Царило полное безмолвие. Мюрат, порывисто ходивший по избе, не вынес этой нерешительности. Послушный лишь своему таланту, весь во власти пламенной натуры, он воскликнул:
— Пусть меня снова обвинят в неосторожности, но на войне всё решается и определяется обстоятельствами; там, где остается только атака, осторожность становится отвагой и отвага осторожностью. Остановиться нельзя, бежать опасно; значит, надо преследовать неприятеля. Что нам за дело до угрожающего положения русских и их непроходимых лесов? Я презираю всё это! Пусть мне только дадут остатки кавалерии и гвардии, и я углублюсь в их леса, брошусь на их батальоны, уничтожу всё и снова открою армии путь к Калуге!
Здесь Наполеон, подняв голову, остановил эту горячую речь словами:
— Довольно отваги. Мы слишком много сделали для славы. Теперь время думать только о спасении остатков армии!
Тогда Бессьер — потому ли, что для его гордости было оскорбительно подчиняться Мюрату, или ему хотелось сохранить неприкосновенной гвардейскую кавалерию, которую он создал, за которую отвечал перед Наполеоном и которая состояла под его начальством, — чувствуя поддержку, осмелился прибавить:
— Для подобного предприятия у армии, даже у гвардии, не хватит мужества. Уже поговаривают, что, так как повозок мало, теперь раненый победитель останется во власти побежденных; таким образом, всякая рана будет смертельна; за Мюратом последуют неохотно — и в каком состоянии? Мы только что убедились в наших силах. А каков неприятель? Разве не видели мы поля вчерашней битвы? А с каким неистовством русские ополченцы, едва вооруженные и обмундированные, шли на верную смерть?
Этот маршал закончил свою речь словом «отступление», которое Наполеон одобрил своим молчанием.

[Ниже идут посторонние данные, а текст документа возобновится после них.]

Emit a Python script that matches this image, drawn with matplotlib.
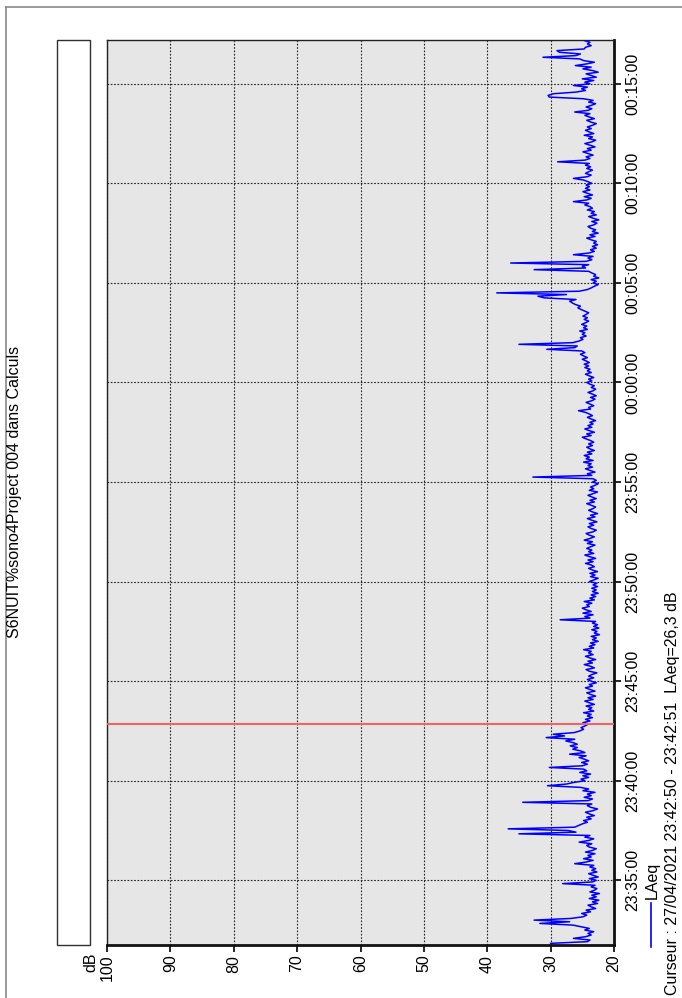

Тотчас же Даву заявил, что если решено отступать, то нужно отступать через Медынь и Смоленск. Но Мюрат прервал его и — или из враждебности, или от досады за его отвергнутый отважный план — изумился, как можно предлагать императору такую неосторожность! Значит, Даву решился погубить армию? Неужели он хочет, чтобы такая длинная и тяжелая колонна потянулась без проводников, не зная ничего, по незнакомой дороге, вблизи Кутузова, подставляя свой фланг неприятелю? Не сам ли Даву защитит ее? Зачем, когда позади армии Боровск и Верея безопасно ведут к Можайску, отказываться от этого спасительного для нас пути? Там должны находиться съестные припасы, там нам всё известно, ни один изменник не собьет нас с дороги.

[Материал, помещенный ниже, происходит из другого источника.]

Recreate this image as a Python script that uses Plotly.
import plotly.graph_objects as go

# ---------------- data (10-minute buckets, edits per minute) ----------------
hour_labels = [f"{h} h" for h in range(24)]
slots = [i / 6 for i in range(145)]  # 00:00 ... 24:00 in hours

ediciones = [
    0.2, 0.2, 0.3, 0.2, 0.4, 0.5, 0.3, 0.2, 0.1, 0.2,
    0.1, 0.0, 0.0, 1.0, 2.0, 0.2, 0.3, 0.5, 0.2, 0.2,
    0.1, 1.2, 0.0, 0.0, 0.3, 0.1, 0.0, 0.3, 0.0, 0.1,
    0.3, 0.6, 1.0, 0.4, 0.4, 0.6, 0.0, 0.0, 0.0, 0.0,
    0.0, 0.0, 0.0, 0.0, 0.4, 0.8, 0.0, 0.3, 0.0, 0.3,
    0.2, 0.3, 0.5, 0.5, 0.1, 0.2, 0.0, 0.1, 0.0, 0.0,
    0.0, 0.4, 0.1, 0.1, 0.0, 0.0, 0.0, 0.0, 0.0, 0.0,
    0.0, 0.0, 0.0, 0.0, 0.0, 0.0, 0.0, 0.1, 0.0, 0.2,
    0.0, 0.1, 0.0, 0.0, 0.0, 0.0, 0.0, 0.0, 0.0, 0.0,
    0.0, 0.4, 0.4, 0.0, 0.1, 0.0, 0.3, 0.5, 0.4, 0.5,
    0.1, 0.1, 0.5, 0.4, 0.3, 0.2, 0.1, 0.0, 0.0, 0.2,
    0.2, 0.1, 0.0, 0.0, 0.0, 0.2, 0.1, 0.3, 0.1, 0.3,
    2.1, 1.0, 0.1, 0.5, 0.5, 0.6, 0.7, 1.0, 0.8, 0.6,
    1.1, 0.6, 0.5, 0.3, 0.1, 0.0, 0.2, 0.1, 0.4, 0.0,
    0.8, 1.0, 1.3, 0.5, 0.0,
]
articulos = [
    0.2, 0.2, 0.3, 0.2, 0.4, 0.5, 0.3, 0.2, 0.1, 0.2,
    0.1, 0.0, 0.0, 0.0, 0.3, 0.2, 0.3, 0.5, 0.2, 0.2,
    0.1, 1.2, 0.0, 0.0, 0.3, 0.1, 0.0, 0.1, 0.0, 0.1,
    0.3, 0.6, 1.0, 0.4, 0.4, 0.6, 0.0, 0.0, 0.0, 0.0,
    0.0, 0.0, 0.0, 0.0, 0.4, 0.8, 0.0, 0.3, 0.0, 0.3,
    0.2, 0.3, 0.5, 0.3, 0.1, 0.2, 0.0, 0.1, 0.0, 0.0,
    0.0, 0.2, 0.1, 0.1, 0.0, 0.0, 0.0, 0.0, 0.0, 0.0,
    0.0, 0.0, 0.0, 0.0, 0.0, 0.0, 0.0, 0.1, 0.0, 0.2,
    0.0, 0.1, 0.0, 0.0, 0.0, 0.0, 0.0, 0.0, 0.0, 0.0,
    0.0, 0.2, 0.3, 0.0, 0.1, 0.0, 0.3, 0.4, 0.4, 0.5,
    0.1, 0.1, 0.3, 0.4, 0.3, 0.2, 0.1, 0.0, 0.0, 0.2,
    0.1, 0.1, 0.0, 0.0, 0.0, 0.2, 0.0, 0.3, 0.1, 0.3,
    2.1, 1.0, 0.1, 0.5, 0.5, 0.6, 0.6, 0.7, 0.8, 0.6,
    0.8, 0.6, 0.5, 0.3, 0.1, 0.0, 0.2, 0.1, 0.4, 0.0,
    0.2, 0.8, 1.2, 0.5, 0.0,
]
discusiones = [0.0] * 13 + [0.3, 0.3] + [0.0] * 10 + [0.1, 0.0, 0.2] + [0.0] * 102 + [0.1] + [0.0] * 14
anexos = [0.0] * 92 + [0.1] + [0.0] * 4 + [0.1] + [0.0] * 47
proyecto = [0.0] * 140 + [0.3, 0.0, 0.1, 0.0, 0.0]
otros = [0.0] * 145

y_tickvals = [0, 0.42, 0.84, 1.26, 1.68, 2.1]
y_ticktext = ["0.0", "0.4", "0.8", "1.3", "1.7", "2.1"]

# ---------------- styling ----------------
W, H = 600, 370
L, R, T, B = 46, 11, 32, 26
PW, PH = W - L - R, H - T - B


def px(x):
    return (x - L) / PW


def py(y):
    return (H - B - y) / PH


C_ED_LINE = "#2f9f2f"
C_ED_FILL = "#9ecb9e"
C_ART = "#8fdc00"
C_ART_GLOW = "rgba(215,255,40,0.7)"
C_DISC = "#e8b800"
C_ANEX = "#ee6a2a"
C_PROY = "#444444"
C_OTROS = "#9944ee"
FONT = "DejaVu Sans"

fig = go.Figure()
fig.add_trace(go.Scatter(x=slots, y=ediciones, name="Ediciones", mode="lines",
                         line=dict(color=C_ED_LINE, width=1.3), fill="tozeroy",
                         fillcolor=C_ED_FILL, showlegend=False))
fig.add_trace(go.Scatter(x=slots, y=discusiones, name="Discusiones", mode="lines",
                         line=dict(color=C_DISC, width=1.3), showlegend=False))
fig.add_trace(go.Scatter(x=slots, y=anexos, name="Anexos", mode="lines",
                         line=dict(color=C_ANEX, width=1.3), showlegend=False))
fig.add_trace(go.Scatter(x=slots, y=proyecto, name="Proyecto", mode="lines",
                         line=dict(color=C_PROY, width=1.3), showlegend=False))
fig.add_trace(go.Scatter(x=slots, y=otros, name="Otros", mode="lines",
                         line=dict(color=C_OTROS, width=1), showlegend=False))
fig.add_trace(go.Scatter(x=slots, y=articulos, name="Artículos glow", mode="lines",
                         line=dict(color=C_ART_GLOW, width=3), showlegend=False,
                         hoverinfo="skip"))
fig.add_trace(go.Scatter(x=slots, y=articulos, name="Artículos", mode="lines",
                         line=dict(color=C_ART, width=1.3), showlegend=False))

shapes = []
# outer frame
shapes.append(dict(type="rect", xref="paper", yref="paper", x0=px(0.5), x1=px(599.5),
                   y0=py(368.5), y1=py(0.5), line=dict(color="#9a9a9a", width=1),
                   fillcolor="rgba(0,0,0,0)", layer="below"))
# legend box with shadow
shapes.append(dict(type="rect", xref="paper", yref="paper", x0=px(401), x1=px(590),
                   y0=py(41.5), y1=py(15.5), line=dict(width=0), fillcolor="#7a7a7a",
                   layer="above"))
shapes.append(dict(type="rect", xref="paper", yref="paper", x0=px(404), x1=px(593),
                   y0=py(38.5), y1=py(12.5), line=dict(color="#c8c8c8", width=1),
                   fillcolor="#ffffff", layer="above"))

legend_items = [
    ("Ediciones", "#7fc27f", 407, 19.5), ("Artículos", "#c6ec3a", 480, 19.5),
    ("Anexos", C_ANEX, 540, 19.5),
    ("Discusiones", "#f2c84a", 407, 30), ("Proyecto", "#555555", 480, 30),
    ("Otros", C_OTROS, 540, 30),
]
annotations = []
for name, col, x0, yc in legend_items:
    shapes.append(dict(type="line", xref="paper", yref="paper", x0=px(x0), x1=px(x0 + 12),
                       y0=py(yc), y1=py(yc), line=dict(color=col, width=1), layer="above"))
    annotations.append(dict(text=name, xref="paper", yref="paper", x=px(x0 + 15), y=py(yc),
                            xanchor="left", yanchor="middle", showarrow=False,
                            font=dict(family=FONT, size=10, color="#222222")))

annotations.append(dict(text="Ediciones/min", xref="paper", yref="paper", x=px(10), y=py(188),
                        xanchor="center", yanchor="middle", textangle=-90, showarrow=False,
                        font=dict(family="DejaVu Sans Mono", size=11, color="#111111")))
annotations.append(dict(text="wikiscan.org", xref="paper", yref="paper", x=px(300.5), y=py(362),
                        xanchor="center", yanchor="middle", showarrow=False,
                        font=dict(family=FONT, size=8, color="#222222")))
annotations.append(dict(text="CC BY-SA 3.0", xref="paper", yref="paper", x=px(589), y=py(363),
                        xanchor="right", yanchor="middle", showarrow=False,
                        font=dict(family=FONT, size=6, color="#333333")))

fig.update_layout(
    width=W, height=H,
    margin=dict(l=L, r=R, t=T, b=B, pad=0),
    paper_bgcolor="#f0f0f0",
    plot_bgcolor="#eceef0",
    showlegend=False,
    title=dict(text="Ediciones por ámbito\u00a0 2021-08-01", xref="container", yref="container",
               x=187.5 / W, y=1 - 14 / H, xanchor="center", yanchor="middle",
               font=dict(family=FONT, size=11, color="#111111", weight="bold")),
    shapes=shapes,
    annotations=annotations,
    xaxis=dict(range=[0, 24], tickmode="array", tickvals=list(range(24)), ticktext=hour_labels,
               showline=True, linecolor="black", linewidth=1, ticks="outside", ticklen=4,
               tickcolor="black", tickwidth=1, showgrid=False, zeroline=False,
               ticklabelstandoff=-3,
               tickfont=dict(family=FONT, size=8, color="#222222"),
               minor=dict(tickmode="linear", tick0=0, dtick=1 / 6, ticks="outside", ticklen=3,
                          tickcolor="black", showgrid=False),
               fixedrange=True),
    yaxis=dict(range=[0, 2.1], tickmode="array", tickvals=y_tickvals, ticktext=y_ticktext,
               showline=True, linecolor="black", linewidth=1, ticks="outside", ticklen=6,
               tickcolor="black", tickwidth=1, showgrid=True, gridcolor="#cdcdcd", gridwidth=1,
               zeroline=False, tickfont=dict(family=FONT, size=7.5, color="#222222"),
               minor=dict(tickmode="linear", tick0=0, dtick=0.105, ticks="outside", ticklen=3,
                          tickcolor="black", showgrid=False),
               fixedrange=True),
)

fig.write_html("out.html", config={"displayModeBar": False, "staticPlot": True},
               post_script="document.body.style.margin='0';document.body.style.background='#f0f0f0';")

При этих словах Даву, пылая гневом, который он с трудом сдерживал, отвечал, что он предлагает отступление по плодородной местности, по нетронутой, обильной провиантом дороге, с еще не разрушенными деревнями и по кратчайшему пути, так что неприятель не успеет отрезать нам указываемую Мюратом дорогу из Можайска в Смоленск. А что это за дорога? Песчаная и испепеленная пустыня, где обозы раненых увеличат наши затруднения, где мы найдем лишь одни обломки, следы крови, скелеты и голод!
— Впрочем, я высказываю только свое мнение, когда меня спрашивают; но я с таким же рвением буду повиноваться приказаниям, противоречащим моему мнению; но только один император имеет право заставить меня замолчать, а не Мюрат, который не был моим государем и никогда им не будет!

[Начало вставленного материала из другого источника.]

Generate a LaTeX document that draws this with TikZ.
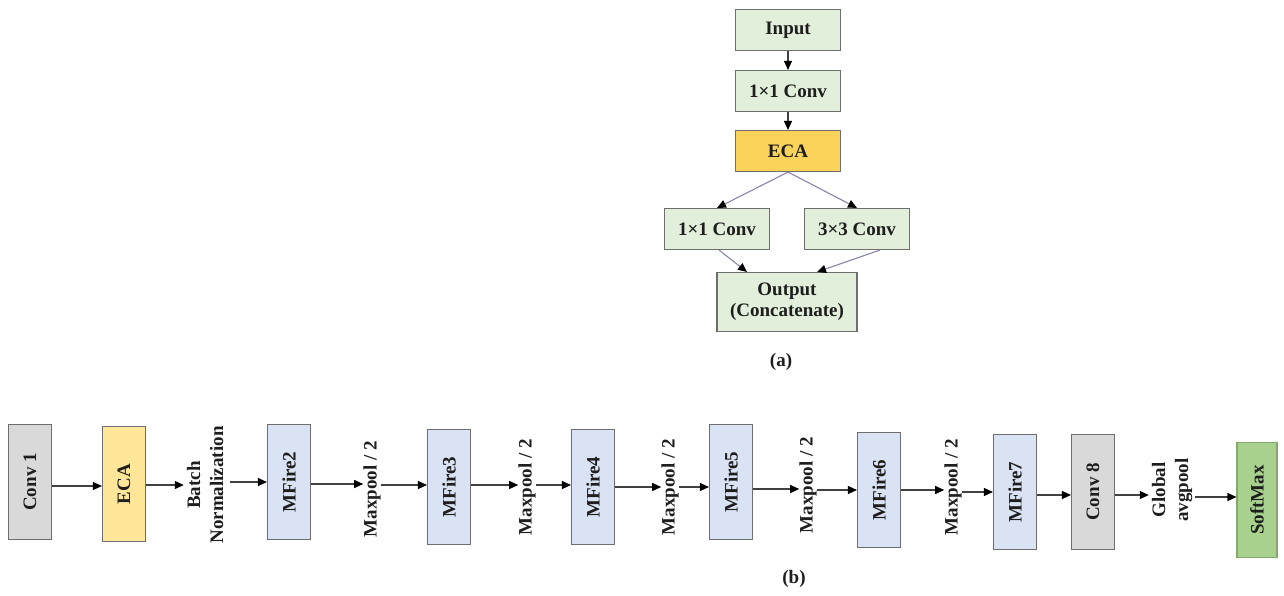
\documentclass[tikz,border=0pt]{standalone}
\usepackage{fontspec}
\setmainfont{Liberation Serif}
\usetikzlibrary{arrows.meta}
\definecolor{tgreen}{HTML}{E2EFDA}
\definecolor{ecatop}{HTML}{FBD35A}
\definecolor{ecabot}{HTML}{FFE699}
\definecolor{gconv}{HTML}{D9D9D9}
\definecolor{mblue}{HTML}{DAE3F3}
\definecolor{sgreen}{HTML}{A9D18E}
\definecolor{boxline}{HTML}{6E6E6E}
\definecolor{arrline}{HTML}{404040}
\definecolor{purp}{HTML}{8A84AA}
\definecolor{textc}{HTML}{1E1E1E}
\begin{document}
\begin{tikzpicture}[x=1pt,y=-1pt,
  font=\fontsize{19}{23}\selectfont\bfseries,
  box/.style={draw=boxline, line width=1.1pt, inner sep=0pt, text=textc},
  tbox/.style={box, fill=tgreen, minimum width=105pt, minimum height=41pt},
  vbox/.style={box, minimum width=43pt, minimum height=115pt},
  lbl/.style={inner sep=0pt, text=textc},
  arr/.style={-{Triangle[length=9pt,width=8pt,color=black]}, line width=1.1pt, draw=arrline},
  parr/.style={arr, draw=purp},
]
\useasboundingbox (0,0) rectangle (1284,595);
% (a)
\node[tbox] (in) at (788,30) {Input};
\node[tbox] (c11) at (788,91) {1×1 Conv};
\node[tbox, fill=ecatop] (ecat) at (788,151) {ECA};
\node[tbox] (b1) at (717,229) {1×1 Conv};
\node[tbox] (b3) at (857,229) {3×3 Conv};
\node[box, fill=tgreen, minimum width=140pt, minimum height=59pt, align=center] (out) at (787,302) {Output\\[-2pt](Concatenate)};
\node[lbl] (capa) at (781,362) {(a)};
\draw[arr] (in) -- (c11);
\draw[arr] (c11) -- (ecat);
\draw[parr] (ecat.south) -- (b1.north);
\draw[parr] (ecat.south) -- (b3.north);
\draw[parr] ([xshift=2pt]b1.south) -- ([xshift=-40pt]out.north);
\draw[parr] ([xshift=23pt]b3.south) -- ([xshift=30pt]out.north);
% (b)
\node[vbox, fill=gconv] (conv1) at (30,482) {\rotatebox{90}{Conv 1}};
\node[vbox, fill=ecabot] (ecab) at (124,484) {\rotatebox{90}{ECA}};
\node[lbl] (bn) at (207,485) {\rotatebox{90}{\begin{tabular}{@{}c@{}}Batch\\Normalization\end{tabular}}};
\node[vbox, fill=mblue] (mf2) at (289,482) {\rotatebox{90}{MFire2}};
\node[lbl] (mp1) at (372,489) {\rotatebox{90}{Maxpool / 2}};
\node[vbox, fill=mblue] (mf3) at (449,487) {\rotatebox{90}{MFire3}};
\node[lbl] (mp2) at (527,487) {\rotatebox{90}{Maxpool / 2}};
\node[vbox, fill=mblue] (mf4) at (593,487) {\rotatebox{90}{MFire4}};
\node[lbl] (mp3) at (670,487) {\rotatebox{90}{Maxpool / 2}};
\node[vbox, fill=mblue] (mf5) at (731,482) {\rotatebox{90}{MFire5}};
\node[lbl] (mp4) at (808,485) {\rotatebox{90}{Maxpool / 2}};
\node[vbox, fill=mblue] (mf6) at (879,490) {\rotatebox{90}{MFire6}};
\node[lbl] (mp5) at (953,487) {\rotatebox{90}{Maxpool / 2}};
\node[vbox, fill=mblue] (mf7) at (1015,492) {\rotatebox{90}{MFire7}};
\node[vbox, fill=gconv] (conv8) at (1093,492) {\rotatebox{90}{Conv 8}};
\node[lbl] (gap) at (1172,490) {\rotatebox{90}{\begin{tabular}{@{}c@{}}Global\\avgpool\end{tabular}}};
\node[vbox, fill=sgreen, draw=sgreen!80!black, minimum width=40pt] (soft) at (1257,500) {\rotatebox{90}{SoftMax}};
\node[lbl] (capb) at (794,579) {(b)};
\draw[arr] ([yshift=-4pt]conv1.east) -- ([yshift=-4pt]conv1.east -| ecab.west);
\draw[arr] ([yshift=-1pt]ecab.east) -- ([yshift=-1pt]ecab.east -| bn.west);
\draw[arr] ([yshift=3pt]bn.east) -- ([yshift=3pt]bn.east -| mf2.west);
\draw[arr] ([yshift=-2pt]mf2.east) -- ([yshift=-2pt]mf2.east -| mp1.west);
\draw[arr] ([yshift=4pt]mp1.east) -- ([yshift=4pt]mp1.east -| mf3.west);
\draw[arr] ([yshift=2pt]mf3.east) -- ([yshift=2pt]mf3.east -| mp2.west);
\draw[arr] ([yshift=2pt]mp2.east) -- ([yshift=2pt]mp2.east -| mf4.west);
\draw[arr] (mf4.east) -- (mf4.east -| mp3.west);
\draw[arr] (mp3.east) -- (mp3.east -| mf5.west);
\draw[arr] ([yshift=-7pt]mf5.east) -- ([yshift=-7pt]mf5.east -| mp4.west);
\draw[arr] ([yshift=-5pt]mp4.east) -- ([yshift=-5pt]mp4.east -| mf6.west);
\draw[arr] (mf6.east) -- (mf6.east -| mp5.west);
\draw[arr] ([yshift=-5pt]mp5.east) -- ([yshift=-5pt]mp5.east -| mf7.west);
\draw[arr] ([yshift=-3pt]mf7.east) -- ([yshift=-3pt]mf7.east -| conv8.west);
\draw[arr] ([yshift=-3pt]conv8.east) -- ([yshift=-3pt]conv8.east -| gap.west);
\draw[arr] ([yshift=-7pt]gap.east) -- ([yshift=-7pt]gap.east -| soft.west);
\end{tikzpicture}
\end{document}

Ссора усиливалась; вмешались Бессьер и Бертье. Император же, по-прежнему сидевший в задумчивости, казалось, ничего не замечал. Наконец он прервал свое молчание и этот совет следующими словами:
— Хорошо, господа, я решу сам!
Он решил отступать — и по той дороге, которая бы как можно скорее удалила его от неприятеля, но ему нужно было вынести страшную внутреннюю борьбу для того, чтобы вырвать у себя приказ на такой небывалый для него шаг! Эта борьба была так мучительна, так оскорбляла его гордость, что он лишился чувств. Те, кто тогда ухаживал за ним, говорят, что донесение о новом нападении казаков, возле Боровска, в нескольких лье позади армии, было последним толчком, заставившим императора в конце концов принять это роковое решение.
Любопытно, что он приказал отступать к северу в ту минуту, когда Кутузов и русские, утомленные схваткой при Малоярославце, отступили к югу.